## begin

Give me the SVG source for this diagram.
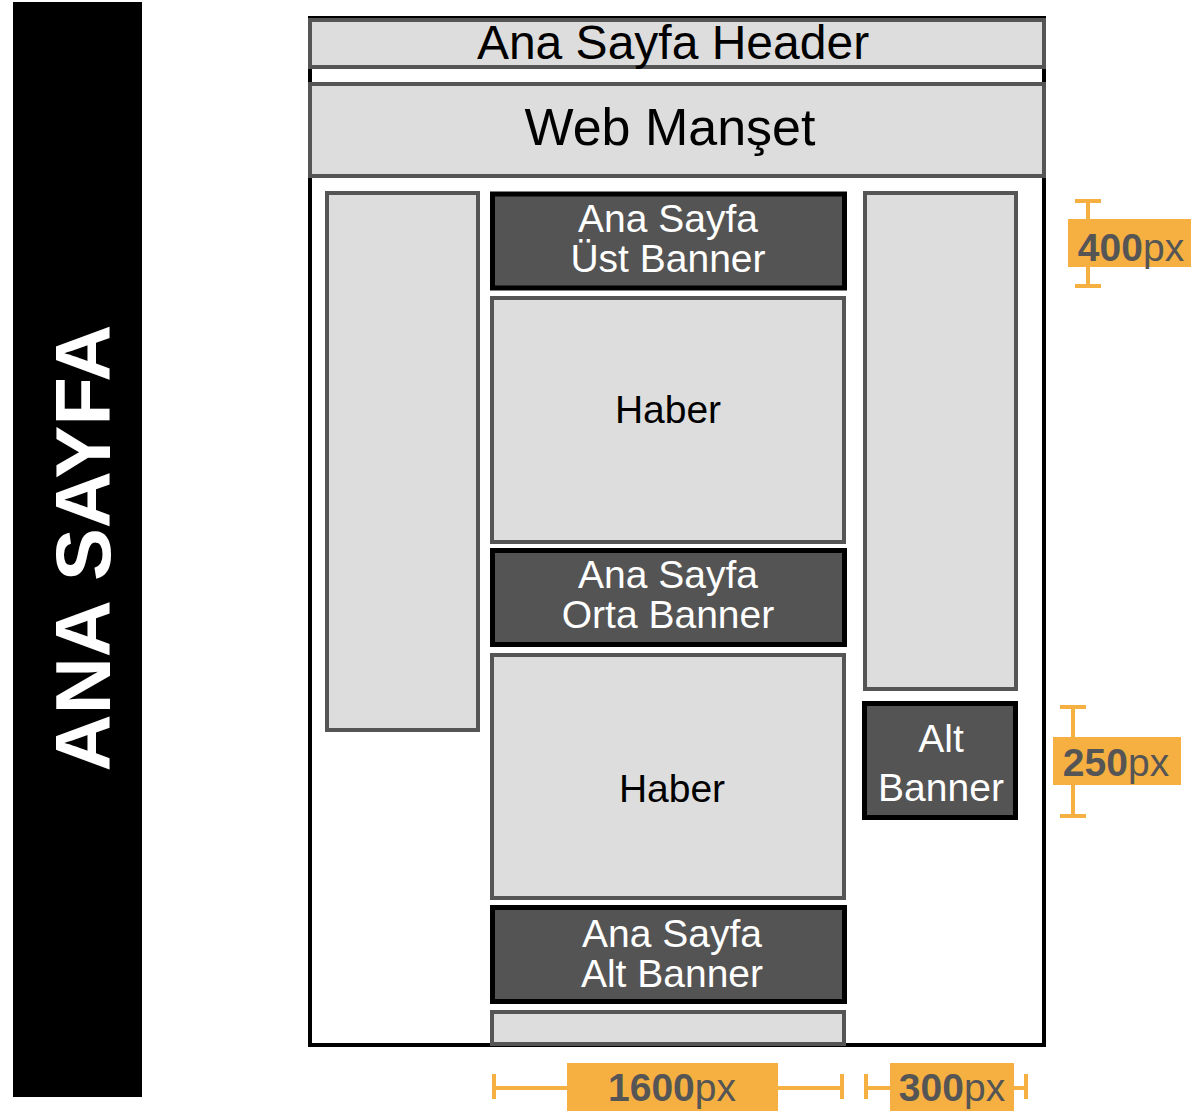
<svg xmlns="http://www.w3.org/2000/svg" width="1193" height="1116" viewBox="0 0 1193 1116">
<style>
.lt{fill:#dddddd;stroke:#555555;stroke-width:4}
.dk{fill:#545454;stroke:#000000;stroke-width:5}
.t{font-family:"Liberation Sans",Arial,Helvetica,sans-serif;text-anchor:middle}
.tb{fill:#000000;font-size:39px}
.tw{fill:#ffffff;font-size:39px}
.dim{stroke:#F6B042;stroke-width:4;fill:none}
.lab{fill:#F6B042}
.lt2{font-family:"Liberation Sans",Arial,Helvetica,sans-serif;font-size:39px;fill:#555555;text-anchor:middle}
</style>
<rect width="1193" height="1116" fill="#ffffff"/>
<g id="side-title">
<rect x="13" y="2" width="129" height="1095" fill="#000000"/>
<text class="t" transform="translate(110,548) rotate(-90)" font-size="78" font-weight="bold" fill="#ffffff" textLength="447" lengthAdjust="spacingAndGlyphs">ANA SAYFA</text>
</g>
<g id="frame">
<rect x="310" y="18" width="734" height="1027" fill="#ffffff" stroke="#000000" stroke-width="4"/>
</g>
<g id="header">
<rect class="lt" x="310" y="20" width="734" height="47"/>
<text class="t" x="673" y="59" font-size="48" fill="#000000">Ana Sayfa Header</text>
</g>
<g id="manset">
<rect class="lt" x="310" y="84" width="734" height="92"/>
<text class="t" x="670" y="145" font-size="52" fill="#000000">Web Manşet</text>
</g>
<g id="left-column">
<rect class="lt" x="327" y="193" width="151" height="537"/>
</g>
<g id="ust-banner">
<rect class="dk" x="492.5" y="194" width="352" height="94"/>
<text class="t tw" x="668" y="232">Ana Sayfa</text>
<text class="t tw" x="668" y="272">Üst Banner</text>
</g>
<g id="haber-1">
<rect class="lt" x="492" y="298" width="352" height="244"/>
<text class="t tb" x="668" y="423">Haber</text>
</g>
<g id="orta-banner">
<rect class="dk" x="492.5" y="550.5" width="352" height="94"/>
<text class="t tw" x="668" y="588">Ana Sayfa</text>
<text class="t tw" x="668" y="628">Orta Banner</text>
</g>
<g id="haber-2">
<rect class="lt" x="492" y="655" width="352" height="243"/>
<text class="t tb" x="672" y="802">Haber</text>
</g>
<g id="alt-banner-center">
<rect class="dk" x="492.5" y="907.5" width="352" height="94"/>
<text class="t tw" x="672" y="947">Ana Sayfa</text>
<text class="t tw" x="672" y="987">Alt Banner</text>
</g>
<g id="bottom-strip">
<rect class="lt" x="492" y="1012" width="352" height="32"/>
</g>
<g id="right-column">
<rect class="lt" x="865" y="193" width="151" height="496"/>
</g>
<g id="alt-banner-right">
<rect class="dk" x="864.5" y="703.5" width="151" height="114"/>
<text class="t tw" x="941" y="752">Alt</text>
<text class="t tw" x="941" y="801">Banner</text>
</g>
<g id="connectors">
<path class="dim" d="M1088 199V288M1075 201H1101M1075 286H1101"/>
<path class="dim" d="M1073 705V818M1060 707H1086M1060 816H1086"/>
<path class="dim" d="M494 1088H842M494 1074V1099M842 1074V1099"/>
<path class="dim" d="M866 1088H1026M866 1074V1099M1026 1074V1099"/>
</g>
<g id="dim-400">
<rect class="lab" x="1068" y="219" width="123" height="48"/>
<text class="lt2" x="1131" y="261"><tspan font-weight="bold">400</tspan>px</text>
</g>
<g id="dim-250">
<rect class="lab" x="1053" y="737" width="128" height="48"/>
<text class="lt2" x="1116" y="776"><tspan font-weight="bold">250</tspan>px</text>
</g>
<g id="dim-1600">
<rect class="lab" x="567" y="1063" width="211" height="48"/>
<text class="lt2" x="672" y="1101"><tspan font-weight="bold">1600</tspan>px</text>
</g>
<g id="dim-300">
<rect class="lab" x="890" y="1063" width="124" height="48"/>
<text class="lt2" x="952" y="1101"><tspan font-weight="bold">300</tspan>px</text>
</g>
</svg>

## end

Without the pictures, transcribe the listing above exactly.

Give me the SVG source for this diagram.
<svg xmlns="http://www.w3.org/2000/svg" width="1193" height="1116" viewBox="0 0 1193 1116">
<style>
.lt{fill:#dddddd;stroke:#555555;stroke-width:4}
.dk{fill:#545454;stroke:#000000;stroke-width:5}
.t{font-family:"Liberation Sans",Arial,Helvetica,sans-serif;text-anchor:middle}
.tb{fill:#000000;font-size:39px}
.tw{fill:#ffffff;font-size:39px}
.dim{stroke:#F6B042;stroke-width:4;fill:none}
.lab{fill:#F6B042}
.lt2{font-family:"Liberation Sans",Arial,Helvetica,sans-serif;font-size:39px;fill:#555555;text-anchor:middle}
</style>
<rect width="1193" height="1116" fill="#ffffff"/>
<g id="side-title">
<rect x="13" y="2" width="129" height="1095" fill="#000000"/>
<text class="t" transform="translate(110,548) rotate(-90)" font-size="78" font-weight="bold" fill="#ffffff" textLength="447" lengthAdjust="spacingAndGlyphs">ANA SAYFA</text>
</g>
<g id="frame">
<rect x="310" y="18" width="734" height="1027" fill="#ffffff" stroke="#000000" stroke-width="4"/>
</g>
<g id="header">
<rect class="lt" x="310" y="20" width="734" height="47"/>
<text class="t" x="673" y="59" font-size="48" fill="#000000">Ana Sayfa Header</text>
</g>
<g id="manset">
<rect class="lt" x="310" y="84" width="734" height="92"/>
<text class="t" x="670" y="145" font-size="52" fill="#000000">Web Manşet</text>
</g>
<g id="left-column">
<rect class="lt" x="327" y="193" width="151" height="537"/>
</g>
<g id="ust-banner">
<rect class="dk" x="492.5" y="194" width="352" height="94"/>
<text class="t tw" x="668" y="232">Ana Sayfa</text>
<text class="t tw" x="668" y="272">Üst Banner</text>
</g>
<g id="haber-1">
<rect class="lt" x="492" y="298" width="352" height="244"/>
<text class="t tb" x="668" y="423">Haber</text>
</g>
<g id="orta-banner">
<rect class="dk" x="492.5" y="550.5" width="352" height="94"/>
<text class="t tw" x="668" y="588">Ana Sayfa</text>
<text class="t tw" x="668" y="628">Orta Banner</text>
</g>
<g id="haber-2">
<rect class="lt" x="492" y="655" width="352" height="243"/>
<text class="t tb" x="672" y="802">Haber</text>
</g>
<g id="alt-banner-center">
<rect class="dk" x="492.5" y="907.5" width="352" height="94"/>
<text class="t tw" x="672" y="947">Ana Sayfa</text>
<text class="t tw" x="672" y="987">Alt Banner</text>
</g>
<g id="bottom-strip">
<rect class="lt" x="492" y="1012" width="352" height="32"/>
</g>
<g id="right-column">
<rect class="lt" x="865" y="193" width="151" height="496"/>
</g>
<g id="alt-banner-right">
<rect class="dk" x="864.5" y="703.5" width="151" height="114"/>
<text class="t tw" x="941" y="752">Alt</text>
<text class="t tw" x="941" y="801">Banner</text>
</g>
<g id="connectors">
<path class="dim" d="M1088 199V288M1075 201H1101M1075 286H1101"/>
<path class="dim" d="M1073 705V818M1060 707H1086M1060 816H1086"/>
<path class="dim" d="M494 1088H842M494 1074V1099M842 1074V1099"/>
<path class="dim" d="M866 1088H1026M866 1074V1099M1026 1074V1099"/>
</g>
<g id="dim-400">
<rect class="lab" x="1068" y="219" width="123" height="48"/>
<text class="lt2" x="1131" y="261"><tspan font-weight="bold">400</tspan>px</text>
</g>
<g id="dim-250">
<rect class="lab" x="1053" y="737" width="128" height="48"/>
<text class="lt2" x="1116" y="776"><tspan font-weight="bold">250</tspan>px</text>
</g>
<g id="dim-1600">
<rect class="lab" x="567" y="1063" width="211" height="48"/>
<text class="lt2" x="672" y="1101"><tspan font-weight="bold">1600</tspan>px</text>
</g>
<g id="dim-300">
<rect class="lab" x="890" y="1063" width="124" height="48"/>
<text class="lt2" x="952" y="1101"><tspan font-weight="bold">300</tspan>px</text>
</g>
</svg>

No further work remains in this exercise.